=== DIRECTIVE ===
Please reproduce exactly the lines between the line holding "Write a Python" and the line holding "xa.major_label_text_color = TXT", inclusive, leaving out any pictures.

....

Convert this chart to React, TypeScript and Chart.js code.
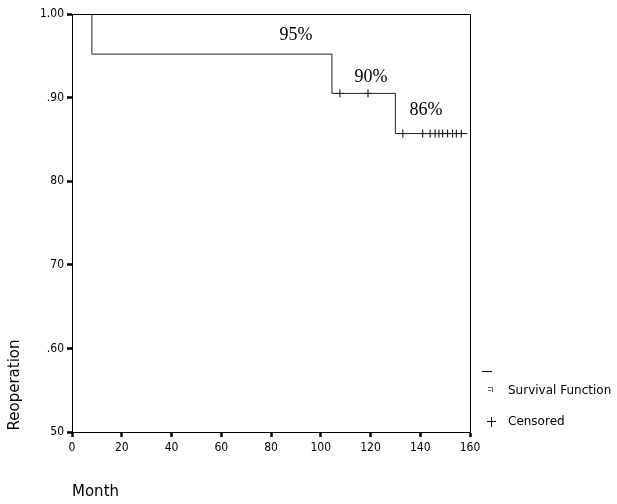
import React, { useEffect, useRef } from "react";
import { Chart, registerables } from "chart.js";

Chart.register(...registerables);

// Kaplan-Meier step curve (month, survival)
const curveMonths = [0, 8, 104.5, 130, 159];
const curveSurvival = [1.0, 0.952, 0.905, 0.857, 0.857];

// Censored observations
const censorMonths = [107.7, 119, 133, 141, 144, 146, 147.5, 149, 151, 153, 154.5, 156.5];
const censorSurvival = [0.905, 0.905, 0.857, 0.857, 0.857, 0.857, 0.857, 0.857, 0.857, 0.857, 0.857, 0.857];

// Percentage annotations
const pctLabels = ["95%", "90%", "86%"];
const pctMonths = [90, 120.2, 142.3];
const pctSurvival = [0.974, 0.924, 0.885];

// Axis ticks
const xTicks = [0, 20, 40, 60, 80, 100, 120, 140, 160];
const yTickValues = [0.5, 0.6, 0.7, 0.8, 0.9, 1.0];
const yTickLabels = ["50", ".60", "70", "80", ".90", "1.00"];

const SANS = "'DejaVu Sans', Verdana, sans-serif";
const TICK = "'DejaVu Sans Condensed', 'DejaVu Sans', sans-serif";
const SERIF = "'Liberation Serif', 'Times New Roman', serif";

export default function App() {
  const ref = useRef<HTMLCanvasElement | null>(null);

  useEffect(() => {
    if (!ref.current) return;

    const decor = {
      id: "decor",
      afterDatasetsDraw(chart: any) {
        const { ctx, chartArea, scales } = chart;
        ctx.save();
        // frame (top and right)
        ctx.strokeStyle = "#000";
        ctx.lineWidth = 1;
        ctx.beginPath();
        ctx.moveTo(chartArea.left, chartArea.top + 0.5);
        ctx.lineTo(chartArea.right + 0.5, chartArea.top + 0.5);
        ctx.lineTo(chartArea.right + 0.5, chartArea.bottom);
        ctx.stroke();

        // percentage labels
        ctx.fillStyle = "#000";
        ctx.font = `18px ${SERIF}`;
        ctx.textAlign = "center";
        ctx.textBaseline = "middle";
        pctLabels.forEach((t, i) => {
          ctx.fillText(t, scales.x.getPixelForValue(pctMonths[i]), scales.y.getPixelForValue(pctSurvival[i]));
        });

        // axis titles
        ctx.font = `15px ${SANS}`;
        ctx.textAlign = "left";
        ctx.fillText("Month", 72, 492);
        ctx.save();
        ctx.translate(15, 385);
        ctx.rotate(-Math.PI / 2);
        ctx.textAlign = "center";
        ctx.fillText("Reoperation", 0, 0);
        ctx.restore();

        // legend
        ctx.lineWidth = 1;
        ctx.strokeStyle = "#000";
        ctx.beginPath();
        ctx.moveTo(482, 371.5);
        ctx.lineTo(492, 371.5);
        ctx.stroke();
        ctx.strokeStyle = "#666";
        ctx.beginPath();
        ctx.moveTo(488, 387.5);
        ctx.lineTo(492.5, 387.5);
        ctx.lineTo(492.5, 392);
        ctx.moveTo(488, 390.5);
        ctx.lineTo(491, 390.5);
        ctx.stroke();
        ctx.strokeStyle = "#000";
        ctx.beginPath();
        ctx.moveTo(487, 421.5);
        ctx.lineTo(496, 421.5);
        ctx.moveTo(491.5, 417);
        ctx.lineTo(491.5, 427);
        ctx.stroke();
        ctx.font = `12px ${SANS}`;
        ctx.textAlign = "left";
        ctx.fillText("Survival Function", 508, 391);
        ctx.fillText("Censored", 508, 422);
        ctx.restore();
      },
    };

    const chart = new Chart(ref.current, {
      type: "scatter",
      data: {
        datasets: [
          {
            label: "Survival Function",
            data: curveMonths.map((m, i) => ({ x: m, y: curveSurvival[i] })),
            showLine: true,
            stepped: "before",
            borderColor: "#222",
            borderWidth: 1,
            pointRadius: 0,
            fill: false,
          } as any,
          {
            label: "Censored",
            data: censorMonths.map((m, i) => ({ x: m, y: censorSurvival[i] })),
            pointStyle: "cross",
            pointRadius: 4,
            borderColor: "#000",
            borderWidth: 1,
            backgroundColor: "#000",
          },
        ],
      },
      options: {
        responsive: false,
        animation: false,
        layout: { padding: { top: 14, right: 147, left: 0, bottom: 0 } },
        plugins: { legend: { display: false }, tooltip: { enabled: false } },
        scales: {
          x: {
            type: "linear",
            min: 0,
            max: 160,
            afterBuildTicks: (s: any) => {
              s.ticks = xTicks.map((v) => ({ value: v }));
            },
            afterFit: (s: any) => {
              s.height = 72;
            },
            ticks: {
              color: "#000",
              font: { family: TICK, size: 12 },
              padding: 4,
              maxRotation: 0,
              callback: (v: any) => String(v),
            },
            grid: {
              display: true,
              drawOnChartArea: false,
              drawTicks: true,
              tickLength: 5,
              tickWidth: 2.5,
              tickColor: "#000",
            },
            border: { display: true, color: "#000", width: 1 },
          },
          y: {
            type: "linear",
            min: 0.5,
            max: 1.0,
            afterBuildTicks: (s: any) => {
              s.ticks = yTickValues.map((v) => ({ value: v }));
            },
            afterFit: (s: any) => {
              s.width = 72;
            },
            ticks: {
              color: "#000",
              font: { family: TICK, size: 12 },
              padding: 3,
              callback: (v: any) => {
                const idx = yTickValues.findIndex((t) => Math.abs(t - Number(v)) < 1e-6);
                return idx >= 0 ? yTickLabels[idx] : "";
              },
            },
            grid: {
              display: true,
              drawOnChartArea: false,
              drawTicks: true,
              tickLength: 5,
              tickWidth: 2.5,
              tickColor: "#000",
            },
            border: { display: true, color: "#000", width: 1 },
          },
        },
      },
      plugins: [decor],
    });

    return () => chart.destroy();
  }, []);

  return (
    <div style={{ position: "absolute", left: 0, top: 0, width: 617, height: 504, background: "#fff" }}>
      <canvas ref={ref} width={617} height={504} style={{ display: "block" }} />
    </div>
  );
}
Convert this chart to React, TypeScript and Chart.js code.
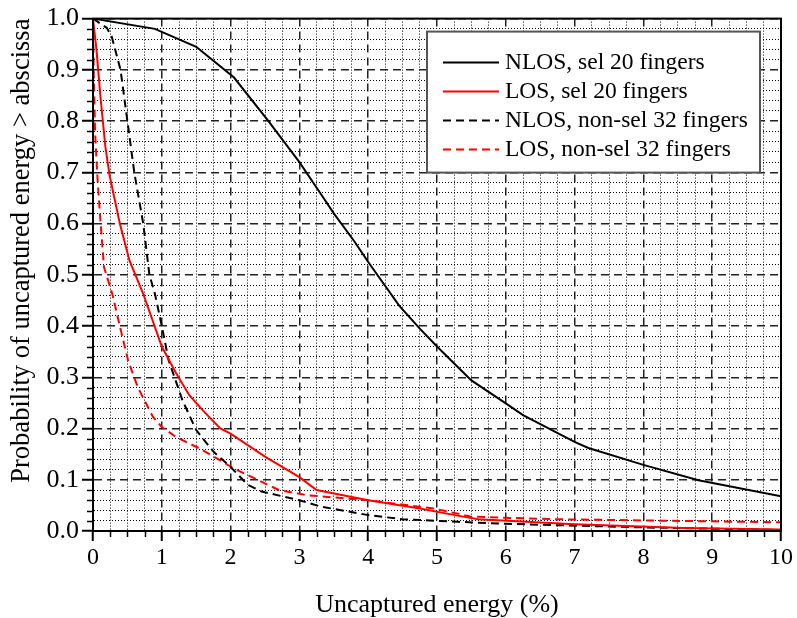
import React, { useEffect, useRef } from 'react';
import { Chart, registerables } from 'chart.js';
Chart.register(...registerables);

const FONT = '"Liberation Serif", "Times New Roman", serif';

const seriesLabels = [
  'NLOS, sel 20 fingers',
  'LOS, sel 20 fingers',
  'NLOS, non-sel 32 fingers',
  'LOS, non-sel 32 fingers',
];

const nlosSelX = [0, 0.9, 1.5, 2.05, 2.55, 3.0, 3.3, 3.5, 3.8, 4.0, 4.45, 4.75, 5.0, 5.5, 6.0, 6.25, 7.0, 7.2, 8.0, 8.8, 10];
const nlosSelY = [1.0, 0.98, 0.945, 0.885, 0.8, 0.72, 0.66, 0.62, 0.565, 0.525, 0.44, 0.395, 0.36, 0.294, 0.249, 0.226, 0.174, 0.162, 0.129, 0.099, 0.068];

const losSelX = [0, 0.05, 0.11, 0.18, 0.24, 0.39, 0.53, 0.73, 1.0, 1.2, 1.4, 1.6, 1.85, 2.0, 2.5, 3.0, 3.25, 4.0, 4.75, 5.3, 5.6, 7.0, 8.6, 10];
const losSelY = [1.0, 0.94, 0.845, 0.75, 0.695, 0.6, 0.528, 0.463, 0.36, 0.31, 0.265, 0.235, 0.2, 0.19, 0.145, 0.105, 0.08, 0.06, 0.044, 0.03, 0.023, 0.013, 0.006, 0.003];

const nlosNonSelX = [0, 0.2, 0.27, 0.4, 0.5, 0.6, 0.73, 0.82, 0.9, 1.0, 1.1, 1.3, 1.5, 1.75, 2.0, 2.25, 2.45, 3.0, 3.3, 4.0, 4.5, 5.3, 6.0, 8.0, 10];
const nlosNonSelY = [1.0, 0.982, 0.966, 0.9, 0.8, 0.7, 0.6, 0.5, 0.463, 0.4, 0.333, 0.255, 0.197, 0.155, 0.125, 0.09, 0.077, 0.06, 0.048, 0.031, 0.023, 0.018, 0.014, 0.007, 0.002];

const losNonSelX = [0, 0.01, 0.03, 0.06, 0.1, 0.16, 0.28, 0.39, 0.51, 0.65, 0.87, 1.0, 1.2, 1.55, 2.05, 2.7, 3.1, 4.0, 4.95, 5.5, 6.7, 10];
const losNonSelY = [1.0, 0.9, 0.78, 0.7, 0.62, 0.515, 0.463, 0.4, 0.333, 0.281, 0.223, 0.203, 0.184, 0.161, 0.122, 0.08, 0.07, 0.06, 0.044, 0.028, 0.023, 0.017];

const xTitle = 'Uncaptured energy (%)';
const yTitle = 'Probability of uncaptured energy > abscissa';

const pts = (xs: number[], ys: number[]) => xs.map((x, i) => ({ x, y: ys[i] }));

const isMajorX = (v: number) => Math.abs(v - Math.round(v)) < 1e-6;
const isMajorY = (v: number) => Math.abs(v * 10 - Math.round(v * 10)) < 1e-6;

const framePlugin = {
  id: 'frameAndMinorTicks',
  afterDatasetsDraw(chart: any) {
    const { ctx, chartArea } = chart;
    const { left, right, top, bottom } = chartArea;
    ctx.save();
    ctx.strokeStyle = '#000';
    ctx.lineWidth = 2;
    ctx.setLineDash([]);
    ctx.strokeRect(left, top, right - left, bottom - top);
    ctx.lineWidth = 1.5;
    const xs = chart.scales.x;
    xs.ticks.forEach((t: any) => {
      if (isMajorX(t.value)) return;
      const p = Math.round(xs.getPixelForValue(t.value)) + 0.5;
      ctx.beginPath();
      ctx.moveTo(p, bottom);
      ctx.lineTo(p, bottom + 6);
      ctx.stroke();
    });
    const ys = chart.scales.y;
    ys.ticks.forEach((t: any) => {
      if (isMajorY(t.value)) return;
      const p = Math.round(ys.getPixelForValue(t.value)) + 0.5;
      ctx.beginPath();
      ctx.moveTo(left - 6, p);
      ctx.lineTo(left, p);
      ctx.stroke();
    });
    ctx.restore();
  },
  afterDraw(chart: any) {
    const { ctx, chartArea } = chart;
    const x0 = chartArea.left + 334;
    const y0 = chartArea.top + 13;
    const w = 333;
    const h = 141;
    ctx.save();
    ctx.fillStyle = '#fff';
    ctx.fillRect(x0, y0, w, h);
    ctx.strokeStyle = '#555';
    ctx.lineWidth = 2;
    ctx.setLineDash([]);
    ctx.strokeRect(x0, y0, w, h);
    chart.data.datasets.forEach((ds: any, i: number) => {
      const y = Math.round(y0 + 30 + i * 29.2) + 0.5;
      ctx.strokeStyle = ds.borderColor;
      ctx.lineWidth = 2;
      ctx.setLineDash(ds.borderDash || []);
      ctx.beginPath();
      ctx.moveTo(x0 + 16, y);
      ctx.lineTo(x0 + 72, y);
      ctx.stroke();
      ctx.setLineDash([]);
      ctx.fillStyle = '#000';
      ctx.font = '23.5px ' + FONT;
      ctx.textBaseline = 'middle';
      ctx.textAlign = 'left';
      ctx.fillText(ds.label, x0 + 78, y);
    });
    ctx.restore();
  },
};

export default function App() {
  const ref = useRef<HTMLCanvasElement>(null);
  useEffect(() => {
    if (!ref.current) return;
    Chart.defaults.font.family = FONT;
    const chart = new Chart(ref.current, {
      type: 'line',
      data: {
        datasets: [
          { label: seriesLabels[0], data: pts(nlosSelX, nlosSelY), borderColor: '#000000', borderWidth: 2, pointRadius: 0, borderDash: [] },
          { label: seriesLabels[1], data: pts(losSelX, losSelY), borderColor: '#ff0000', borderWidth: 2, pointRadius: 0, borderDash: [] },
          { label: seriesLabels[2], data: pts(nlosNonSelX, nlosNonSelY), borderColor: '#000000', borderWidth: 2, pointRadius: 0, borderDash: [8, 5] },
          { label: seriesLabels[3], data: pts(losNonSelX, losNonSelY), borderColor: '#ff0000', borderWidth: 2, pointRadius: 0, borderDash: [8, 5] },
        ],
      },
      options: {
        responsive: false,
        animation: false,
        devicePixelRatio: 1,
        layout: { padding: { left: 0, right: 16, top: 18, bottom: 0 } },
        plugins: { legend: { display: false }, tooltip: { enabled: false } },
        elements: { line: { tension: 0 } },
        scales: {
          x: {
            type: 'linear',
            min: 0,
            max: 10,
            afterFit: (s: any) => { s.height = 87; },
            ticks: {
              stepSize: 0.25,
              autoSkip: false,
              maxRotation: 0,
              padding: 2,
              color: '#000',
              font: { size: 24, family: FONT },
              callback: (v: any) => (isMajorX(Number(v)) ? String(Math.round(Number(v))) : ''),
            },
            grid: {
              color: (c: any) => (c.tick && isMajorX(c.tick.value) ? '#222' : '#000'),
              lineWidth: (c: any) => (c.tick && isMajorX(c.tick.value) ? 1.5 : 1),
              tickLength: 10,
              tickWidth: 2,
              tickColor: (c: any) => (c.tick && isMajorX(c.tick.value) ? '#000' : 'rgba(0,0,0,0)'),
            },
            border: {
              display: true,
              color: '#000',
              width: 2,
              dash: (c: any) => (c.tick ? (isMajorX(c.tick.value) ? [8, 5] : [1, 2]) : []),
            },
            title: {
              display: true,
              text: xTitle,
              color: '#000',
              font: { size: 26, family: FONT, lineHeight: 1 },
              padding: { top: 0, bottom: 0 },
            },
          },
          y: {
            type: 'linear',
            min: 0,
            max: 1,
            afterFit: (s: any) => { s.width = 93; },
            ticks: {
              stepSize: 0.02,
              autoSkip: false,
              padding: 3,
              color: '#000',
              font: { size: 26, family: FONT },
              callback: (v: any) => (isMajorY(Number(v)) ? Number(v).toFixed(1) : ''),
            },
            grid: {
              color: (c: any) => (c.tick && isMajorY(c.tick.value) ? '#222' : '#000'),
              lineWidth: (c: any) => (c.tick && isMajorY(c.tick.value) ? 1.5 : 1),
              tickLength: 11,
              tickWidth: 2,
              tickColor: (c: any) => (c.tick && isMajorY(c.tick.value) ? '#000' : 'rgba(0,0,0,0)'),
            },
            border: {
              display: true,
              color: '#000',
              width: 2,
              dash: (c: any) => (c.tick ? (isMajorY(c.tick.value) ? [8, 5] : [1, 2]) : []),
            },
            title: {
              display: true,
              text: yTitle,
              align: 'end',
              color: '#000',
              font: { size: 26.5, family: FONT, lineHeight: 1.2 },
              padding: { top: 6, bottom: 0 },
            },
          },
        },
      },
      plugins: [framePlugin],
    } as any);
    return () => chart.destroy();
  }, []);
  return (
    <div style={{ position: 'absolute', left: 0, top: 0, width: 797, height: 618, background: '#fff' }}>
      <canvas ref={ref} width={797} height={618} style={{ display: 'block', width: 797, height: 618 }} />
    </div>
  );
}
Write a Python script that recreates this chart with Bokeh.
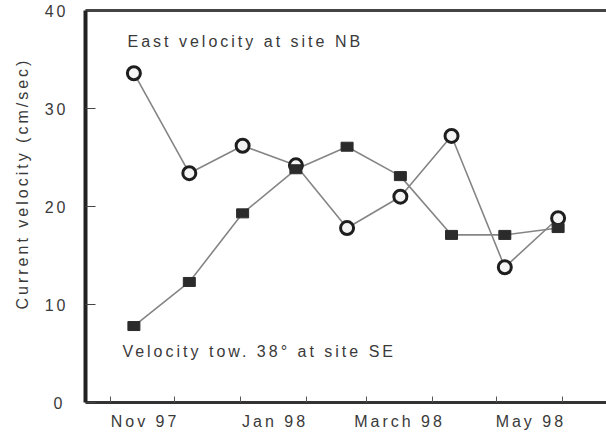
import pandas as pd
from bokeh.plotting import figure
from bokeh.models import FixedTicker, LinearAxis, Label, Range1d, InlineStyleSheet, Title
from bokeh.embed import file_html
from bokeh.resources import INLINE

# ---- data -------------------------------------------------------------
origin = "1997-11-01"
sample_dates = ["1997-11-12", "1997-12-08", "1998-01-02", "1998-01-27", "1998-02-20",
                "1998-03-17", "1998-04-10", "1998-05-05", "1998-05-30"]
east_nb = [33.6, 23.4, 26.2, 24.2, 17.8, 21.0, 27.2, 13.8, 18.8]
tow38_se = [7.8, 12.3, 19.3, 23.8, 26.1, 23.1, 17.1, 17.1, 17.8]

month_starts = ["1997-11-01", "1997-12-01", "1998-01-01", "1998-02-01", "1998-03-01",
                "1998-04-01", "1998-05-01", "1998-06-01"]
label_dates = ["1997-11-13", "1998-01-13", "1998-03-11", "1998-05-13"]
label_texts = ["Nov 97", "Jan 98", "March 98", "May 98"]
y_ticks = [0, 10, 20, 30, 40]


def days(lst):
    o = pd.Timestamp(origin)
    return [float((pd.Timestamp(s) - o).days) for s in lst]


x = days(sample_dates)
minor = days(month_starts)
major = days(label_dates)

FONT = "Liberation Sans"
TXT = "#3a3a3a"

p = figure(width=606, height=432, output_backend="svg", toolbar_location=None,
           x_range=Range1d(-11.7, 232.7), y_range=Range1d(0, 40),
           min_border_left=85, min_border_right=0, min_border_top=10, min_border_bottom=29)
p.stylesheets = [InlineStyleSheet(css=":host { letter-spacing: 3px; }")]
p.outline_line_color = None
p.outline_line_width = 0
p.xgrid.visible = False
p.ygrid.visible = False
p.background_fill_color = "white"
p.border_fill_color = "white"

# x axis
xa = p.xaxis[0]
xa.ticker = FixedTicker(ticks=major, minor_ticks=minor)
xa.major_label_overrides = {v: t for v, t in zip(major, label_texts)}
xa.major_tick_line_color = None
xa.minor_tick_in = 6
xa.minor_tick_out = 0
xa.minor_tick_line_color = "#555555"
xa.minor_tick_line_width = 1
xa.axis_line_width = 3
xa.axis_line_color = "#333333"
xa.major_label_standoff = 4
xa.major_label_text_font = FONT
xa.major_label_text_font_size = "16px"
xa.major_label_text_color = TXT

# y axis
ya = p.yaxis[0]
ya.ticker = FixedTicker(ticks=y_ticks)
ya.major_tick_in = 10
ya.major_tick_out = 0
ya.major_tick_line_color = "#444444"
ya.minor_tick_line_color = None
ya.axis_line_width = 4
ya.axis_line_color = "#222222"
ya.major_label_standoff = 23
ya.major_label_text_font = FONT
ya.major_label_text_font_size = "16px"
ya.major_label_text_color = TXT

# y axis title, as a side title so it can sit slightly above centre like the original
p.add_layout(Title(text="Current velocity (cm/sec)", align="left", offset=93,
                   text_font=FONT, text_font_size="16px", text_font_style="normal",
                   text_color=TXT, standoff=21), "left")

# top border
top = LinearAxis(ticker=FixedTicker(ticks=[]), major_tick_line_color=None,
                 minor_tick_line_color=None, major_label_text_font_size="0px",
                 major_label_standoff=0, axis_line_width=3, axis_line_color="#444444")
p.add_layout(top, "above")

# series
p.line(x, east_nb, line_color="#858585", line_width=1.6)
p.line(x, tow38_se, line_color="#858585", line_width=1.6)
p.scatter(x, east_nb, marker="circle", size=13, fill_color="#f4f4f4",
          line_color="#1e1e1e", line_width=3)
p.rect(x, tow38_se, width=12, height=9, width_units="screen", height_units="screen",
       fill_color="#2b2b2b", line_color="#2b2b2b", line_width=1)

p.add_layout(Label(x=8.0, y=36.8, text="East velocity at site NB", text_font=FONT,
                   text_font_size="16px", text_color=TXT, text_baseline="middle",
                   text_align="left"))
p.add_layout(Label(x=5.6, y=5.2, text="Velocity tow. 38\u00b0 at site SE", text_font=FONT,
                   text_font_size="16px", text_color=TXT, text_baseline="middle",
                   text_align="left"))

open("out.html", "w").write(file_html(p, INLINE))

....

=== WRITTEN SOLUTION ===
Write a Python script that recreates this chart with Bokeh.
import pandas as pd
from bokeh.plotting import figure
from bokeh.models import FixedTicker, LinearAxis, Label, Range1d, InlineStyleSheet, Title
from bokeh.embed import file_html
from bokeh.resources import INLINE

# ---- data -------------------------------------------------------------
origin = "1997-11-01"
sample_dates = ["1997-11-12", "1997-12-08", "1998-01-02", "1998-01-27", "1998-02-20",
                "1998-03-17", "1998-04-10", "1998-05-05", "1998-05-30"]
east_nb = [33.6, 23.4, 26.2, 24.2, 17.8, 21.0, 27.2, 13.8, 18.8]
tow38_se = [7.8, 12.3, 19.3, 23.8, 26.1, 23.1, 17.1, 17.1, 17.8]

month_starts = ["1997-11-01", "1997-12-01", "1998-01-01", "1998-02-01", "1998-03-01",
                "1998-04-01", "1998-05-01", "1998-06-01"]
label_dates = ["1997-11-13", "1998-01-13", "1998-03-11", "1998-05-13"]
label_texts = ["Nov 97", "Jan 98", "March 98", "May 98"]
y_ticks = [0, 10, 20, 30, 40]


def days(lst):
    o = pd.Timestamp(origin)
    return [float((pd.Timestamp(s) - o).days) for s in lst]


x = days(sample_dates)
minor = days(month_starts)
major = days(label_dates)

FONT = "Liberation Sans"
TXT = "#3a3a3a"

p = figure(width=606, height=432, output_backend="svg", toolbar_location=None,
           x_range=Range1d(-11.7, 232.7), y_range=Range1d(0, 40),
           min_border_left=85, min_border_right=0, min_border_top=10, min_border_bottom=29)
p.stylesheets = [InlineStyleSheet(css=":host { letter-spacing: 3px; }")]
p.outline_line_color = None
p.outline_line_width = 0
p.xgrid.visible = False
p.ygrid.visible = False
p.background_fill_color = "white"
p.border_fill_color = "white"

# x axis
xa = p.xaxis[0]
xa.ticker = FixedTicker(ticks=major, minor_ticks=minor)
xa.major_label_overrides = {v: t for v, t in zip(major, label_texts)}
xa.major_tick_line_color = None
xa.minor_tick_in = 6
xa.minor_tick_out = 0
xa.minor_tick_line_color = "#555555"
xa.minor_tick_line_width = 1
xa.axis_line_width = 3
xa.axis_line_color = "#333333"
xa.major_label_standoff = 4
xa.major_label_text_font = FONT
xa.major_label_text_font_size = "16px"
xa.major_label_text_color = TXT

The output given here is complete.